* Exercise input *
[start]

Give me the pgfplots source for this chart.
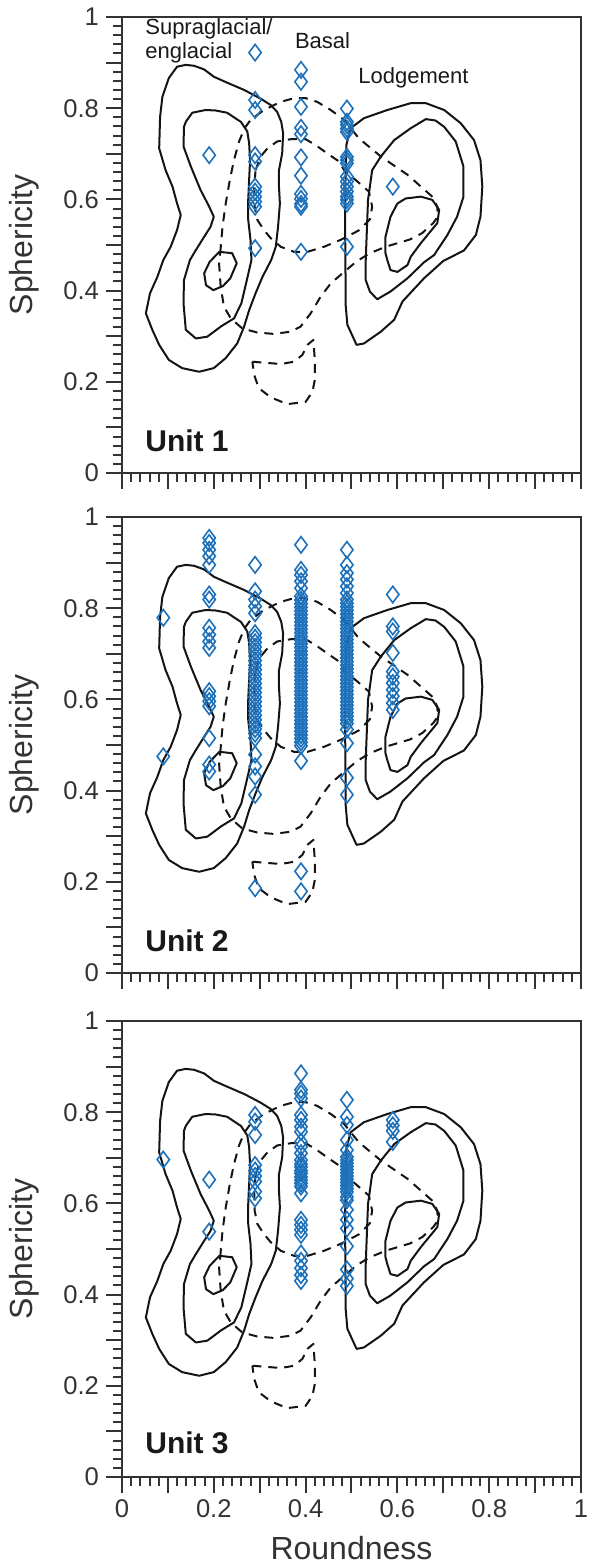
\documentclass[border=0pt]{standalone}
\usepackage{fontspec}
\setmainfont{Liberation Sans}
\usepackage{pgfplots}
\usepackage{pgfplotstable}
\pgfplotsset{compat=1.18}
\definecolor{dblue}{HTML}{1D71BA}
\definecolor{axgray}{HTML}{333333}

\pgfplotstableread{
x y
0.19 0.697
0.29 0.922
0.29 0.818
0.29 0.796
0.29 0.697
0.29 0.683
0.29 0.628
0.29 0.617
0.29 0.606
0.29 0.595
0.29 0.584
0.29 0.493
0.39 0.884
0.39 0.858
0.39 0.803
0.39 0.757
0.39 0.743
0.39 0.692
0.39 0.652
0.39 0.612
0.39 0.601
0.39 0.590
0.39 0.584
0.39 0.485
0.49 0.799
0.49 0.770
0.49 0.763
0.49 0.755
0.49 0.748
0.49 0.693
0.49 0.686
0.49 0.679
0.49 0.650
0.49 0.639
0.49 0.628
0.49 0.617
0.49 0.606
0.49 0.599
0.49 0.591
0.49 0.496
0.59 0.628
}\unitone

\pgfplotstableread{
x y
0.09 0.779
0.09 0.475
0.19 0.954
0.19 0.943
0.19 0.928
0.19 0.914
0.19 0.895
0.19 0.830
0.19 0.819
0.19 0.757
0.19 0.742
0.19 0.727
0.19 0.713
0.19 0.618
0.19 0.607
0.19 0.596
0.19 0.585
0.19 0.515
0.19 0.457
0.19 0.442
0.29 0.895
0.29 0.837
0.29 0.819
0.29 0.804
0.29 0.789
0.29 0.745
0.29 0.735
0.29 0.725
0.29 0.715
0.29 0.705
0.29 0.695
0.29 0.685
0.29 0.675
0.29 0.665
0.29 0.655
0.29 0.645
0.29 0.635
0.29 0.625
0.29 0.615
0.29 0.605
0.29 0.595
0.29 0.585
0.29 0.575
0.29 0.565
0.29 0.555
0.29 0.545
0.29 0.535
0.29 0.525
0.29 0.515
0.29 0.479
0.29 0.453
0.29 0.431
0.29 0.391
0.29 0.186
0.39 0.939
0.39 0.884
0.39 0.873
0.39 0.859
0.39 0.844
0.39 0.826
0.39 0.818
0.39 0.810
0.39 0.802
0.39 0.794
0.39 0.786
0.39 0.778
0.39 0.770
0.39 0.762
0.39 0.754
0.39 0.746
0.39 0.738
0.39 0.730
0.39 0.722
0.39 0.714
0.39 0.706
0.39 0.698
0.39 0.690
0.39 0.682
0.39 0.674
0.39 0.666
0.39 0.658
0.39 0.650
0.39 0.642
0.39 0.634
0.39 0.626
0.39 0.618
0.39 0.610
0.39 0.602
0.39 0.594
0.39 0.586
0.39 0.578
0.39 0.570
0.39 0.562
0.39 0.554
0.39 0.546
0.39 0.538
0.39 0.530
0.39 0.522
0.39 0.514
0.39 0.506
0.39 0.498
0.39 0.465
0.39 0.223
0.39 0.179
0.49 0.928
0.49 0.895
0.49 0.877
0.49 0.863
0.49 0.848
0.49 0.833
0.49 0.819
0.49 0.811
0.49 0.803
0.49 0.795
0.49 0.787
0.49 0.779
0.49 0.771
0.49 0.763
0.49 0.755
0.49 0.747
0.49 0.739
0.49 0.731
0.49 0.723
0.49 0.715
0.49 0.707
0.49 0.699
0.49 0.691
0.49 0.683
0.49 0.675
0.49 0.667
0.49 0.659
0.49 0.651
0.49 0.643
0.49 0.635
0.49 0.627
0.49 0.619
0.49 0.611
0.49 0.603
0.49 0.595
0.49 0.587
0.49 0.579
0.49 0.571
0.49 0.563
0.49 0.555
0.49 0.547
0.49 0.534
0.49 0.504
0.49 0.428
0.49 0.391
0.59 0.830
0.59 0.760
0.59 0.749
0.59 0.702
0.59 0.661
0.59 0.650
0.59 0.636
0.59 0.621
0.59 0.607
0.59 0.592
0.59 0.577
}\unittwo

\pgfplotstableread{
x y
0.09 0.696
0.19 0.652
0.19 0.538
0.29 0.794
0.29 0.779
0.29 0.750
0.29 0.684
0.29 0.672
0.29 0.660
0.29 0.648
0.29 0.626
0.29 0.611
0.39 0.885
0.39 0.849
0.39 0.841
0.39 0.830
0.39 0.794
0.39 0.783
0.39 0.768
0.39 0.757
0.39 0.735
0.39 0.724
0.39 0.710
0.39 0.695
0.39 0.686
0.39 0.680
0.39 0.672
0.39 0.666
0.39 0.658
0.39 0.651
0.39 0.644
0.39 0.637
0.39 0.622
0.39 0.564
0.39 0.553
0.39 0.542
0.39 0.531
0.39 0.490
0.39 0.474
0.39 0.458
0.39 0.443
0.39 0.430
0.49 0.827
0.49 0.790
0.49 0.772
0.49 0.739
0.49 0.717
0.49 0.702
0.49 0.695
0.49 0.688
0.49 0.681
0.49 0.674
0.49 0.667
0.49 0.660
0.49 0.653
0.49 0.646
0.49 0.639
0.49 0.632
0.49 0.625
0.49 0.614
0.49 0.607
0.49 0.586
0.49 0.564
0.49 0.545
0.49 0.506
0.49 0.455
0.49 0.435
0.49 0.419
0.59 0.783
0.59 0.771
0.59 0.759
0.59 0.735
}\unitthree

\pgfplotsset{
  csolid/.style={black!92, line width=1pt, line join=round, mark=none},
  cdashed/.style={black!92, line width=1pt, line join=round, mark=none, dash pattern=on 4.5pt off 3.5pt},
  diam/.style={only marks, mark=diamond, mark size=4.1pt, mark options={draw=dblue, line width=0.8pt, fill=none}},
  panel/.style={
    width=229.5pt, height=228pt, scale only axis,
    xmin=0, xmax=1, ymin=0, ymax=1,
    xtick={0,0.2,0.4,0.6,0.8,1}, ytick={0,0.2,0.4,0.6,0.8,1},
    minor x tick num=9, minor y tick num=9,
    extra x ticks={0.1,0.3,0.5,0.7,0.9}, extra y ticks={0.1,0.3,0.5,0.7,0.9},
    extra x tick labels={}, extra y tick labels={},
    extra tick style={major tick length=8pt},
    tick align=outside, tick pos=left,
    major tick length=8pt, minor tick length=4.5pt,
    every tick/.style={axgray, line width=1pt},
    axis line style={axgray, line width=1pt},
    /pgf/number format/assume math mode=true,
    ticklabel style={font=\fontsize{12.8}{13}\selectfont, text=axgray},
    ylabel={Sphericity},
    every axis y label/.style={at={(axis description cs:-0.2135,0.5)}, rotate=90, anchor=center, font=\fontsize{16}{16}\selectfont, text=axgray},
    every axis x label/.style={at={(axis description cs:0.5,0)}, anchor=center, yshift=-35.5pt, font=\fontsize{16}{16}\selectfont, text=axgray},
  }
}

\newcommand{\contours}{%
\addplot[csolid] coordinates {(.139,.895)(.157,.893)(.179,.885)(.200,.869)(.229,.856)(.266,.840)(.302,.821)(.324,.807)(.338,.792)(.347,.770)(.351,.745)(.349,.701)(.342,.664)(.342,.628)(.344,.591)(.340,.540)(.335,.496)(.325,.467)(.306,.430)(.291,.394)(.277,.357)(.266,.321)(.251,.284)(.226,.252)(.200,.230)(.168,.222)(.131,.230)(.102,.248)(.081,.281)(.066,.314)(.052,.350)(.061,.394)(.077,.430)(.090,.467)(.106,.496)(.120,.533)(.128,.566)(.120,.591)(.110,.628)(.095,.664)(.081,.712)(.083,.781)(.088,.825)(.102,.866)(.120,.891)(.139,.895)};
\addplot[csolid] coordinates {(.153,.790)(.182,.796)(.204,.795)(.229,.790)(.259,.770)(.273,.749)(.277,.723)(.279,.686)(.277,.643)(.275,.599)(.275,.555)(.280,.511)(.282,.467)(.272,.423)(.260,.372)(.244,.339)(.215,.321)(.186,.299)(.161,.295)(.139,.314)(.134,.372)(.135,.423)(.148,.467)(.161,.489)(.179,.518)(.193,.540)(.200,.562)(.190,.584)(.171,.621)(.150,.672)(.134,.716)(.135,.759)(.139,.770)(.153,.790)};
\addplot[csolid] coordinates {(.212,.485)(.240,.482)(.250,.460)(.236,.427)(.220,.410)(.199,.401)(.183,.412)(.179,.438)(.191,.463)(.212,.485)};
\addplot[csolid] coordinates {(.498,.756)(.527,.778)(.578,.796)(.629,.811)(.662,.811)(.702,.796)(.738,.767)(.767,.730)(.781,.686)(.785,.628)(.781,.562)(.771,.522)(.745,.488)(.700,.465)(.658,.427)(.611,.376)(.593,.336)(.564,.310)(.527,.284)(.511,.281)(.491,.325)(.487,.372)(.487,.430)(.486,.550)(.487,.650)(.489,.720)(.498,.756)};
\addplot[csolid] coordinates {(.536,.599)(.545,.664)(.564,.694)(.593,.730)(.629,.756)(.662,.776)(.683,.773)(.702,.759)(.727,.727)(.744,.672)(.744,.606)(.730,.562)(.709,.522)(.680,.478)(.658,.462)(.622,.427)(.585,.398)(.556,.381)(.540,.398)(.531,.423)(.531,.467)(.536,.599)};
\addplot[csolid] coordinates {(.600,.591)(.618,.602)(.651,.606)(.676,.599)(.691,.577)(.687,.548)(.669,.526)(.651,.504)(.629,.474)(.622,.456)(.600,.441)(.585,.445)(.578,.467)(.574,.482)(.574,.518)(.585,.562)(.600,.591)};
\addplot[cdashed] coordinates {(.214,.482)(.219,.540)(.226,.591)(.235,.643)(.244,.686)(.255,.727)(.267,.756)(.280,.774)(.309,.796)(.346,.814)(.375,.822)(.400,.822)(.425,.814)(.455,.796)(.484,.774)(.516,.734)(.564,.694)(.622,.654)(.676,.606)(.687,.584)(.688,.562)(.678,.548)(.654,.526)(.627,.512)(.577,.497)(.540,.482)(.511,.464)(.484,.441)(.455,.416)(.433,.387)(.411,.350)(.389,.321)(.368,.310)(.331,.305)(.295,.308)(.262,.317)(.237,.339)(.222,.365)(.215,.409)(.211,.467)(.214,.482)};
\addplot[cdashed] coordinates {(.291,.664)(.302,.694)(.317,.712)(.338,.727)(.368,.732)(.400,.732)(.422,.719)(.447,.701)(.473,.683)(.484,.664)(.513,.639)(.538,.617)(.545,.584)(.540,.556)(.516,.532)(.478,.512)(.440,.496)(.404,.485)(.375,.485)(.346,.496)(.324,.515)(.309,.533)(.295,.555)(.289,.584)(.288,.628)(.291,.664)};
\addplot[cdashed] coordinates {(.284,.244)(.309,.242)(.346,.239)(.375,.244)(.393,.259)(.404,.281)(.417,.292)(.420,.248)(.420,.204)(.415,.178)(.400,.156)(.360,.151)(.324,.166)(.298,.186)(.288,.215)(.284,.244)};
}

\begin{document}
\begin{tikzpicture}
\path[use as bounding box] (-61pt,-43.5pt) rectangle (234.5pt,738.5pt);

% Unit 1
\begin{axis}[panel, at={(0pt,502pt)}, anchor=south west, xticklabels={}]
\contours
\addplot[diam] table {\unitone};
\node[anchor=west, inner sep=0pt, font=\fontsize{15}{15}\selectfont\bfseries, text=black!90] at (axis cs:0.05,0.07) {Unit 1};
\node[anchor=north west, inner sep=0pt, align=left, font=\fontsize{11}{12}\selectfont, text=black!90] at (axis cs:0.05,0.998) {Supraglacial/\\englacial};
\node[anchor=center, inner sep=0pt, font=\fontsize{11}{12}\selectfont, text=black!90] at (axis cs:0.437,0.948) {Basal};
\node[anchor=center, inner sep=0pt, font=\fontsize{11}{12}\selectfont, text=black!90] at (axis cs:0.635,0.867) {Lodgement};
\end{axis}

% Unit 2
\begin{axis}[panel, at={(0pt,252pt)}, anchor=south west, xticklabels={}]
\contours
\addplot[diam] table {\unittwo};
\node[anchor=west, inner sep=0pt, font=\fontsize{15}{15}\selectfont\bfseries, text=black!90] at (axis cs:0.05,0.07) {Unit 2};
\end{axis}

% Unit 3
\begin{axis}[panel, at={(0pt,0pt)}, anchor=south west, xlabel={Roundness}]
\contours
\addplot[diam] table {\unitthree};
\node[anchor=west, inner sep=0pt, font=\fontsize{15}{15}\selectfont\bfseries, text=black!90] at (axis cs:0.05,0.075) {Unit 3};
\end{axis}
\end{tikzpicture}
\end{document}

[end]
[start]

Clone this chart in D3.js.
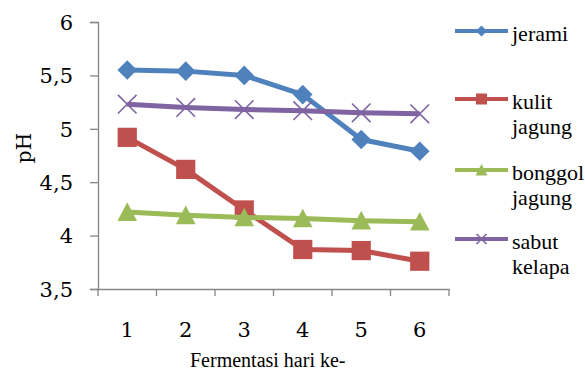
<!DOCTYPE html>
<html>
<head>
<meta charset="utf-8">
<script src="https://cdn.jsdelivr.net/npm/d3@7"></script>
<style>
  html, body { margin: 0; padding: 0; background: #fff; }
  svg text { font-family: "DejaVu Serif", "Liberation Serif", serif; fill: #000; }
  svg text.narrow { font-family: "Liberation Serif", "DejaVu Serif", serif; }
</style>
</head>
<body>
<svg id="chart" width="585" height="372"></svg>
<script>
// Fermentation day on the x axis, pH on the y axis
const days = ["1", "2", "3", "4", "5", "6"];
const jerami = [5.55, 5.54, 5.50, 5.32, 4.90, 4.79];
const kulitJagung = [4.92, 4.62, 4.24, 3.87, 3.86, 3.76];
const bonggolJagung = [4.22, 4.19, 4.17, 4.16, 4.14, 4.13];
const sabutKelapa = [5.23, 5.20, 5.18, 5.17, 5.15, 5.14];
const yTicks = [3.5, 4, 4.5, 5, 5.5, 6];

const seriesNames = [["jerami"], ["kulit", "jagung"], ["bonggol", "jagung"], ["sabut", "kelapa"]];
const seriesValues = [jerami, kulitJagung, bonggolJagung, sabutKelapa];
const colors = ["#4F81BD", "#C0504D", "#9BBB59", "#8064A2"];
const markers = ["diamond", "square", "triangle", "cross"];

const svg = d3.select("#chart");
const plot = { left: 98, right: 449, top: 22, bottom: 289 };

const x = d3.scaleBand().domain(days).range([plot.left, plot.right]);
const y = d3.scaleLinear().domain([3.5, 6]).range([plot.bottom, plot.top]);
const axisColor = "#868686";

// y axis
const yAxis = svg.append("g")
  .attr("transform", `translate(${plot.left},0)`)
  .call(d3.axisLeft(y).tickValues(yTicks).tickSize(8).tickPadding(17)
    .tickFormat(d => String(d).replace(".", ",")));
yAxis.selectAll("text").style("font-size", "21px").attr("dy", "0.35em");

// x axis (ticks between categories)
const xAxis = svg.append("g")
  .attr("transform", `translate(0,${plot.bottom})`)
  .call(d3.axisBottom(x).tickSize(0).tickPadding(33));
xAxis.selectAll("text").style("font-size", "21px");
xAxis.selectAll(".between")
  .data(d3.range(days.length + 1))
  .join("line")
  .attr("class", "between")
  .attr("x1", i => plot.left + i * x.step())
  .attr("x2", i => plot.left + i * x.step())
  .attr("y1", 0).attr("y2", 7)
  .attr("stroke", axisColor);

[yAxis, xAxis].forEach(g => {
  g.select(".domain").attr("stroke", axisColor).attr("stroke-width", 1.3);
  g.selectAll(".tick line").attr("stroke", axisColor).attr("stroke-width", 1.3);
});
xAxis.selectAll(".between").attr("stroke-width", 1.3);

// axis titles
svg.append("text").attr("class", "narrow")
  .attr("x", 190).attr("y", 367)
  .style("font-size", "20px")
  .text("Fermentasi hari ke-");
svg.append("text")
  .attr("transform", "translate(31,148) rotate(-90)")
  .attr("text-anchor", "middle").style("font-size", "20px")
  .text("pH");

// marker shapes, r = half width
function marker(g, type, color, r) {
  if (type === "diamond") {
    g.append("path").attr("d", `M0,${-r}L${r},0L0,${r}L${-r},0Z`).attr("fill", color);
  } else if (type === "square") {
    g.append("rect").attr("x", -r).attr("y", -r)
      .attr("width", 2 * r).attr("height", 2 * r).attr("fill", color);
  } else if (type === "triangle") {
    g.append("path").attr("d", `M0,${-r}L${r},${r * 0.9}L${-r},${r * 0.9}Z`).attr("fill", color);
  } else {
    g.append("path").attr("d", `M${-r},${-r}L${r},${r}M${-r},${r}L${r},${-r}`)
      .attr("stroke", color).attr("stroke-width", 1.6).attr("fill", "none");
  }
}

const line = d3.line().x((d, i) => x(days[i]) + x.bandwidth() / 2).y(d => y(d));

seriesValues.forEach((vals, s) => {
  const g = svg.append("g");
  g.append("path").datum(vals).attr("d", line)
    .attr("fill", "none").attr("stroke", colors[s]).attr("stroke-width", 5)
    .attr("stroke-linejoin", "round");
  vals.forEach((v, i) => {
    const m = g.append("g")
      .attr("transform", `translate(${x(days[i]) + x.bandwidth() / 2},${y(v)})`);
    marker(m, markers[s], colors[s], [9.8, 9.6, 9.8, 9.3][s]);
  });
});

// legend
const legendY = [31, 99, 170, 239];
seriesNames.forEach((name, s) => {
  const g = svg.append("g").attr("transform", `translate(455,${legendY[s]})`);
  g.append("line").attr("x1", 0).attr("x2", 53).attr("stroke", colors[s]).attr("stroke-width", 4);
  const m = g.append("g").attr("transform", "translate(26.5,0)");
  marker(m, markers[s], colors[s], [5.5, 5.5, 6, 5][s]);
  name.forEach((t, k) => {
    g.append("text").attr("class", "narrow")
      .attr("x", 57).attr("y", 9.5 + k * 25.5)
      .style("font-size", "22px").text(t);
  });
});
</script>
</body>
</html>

[end]

* What the task requires *
Check each line above for the word "chart" and copy the ones that have it.

* Complete answer *
Give me the pgfplots source for this chart.
Clone this chart in D3.js.
<svg id="chart" width="585" height="372"></svg>
const svg = d3.select("#chart");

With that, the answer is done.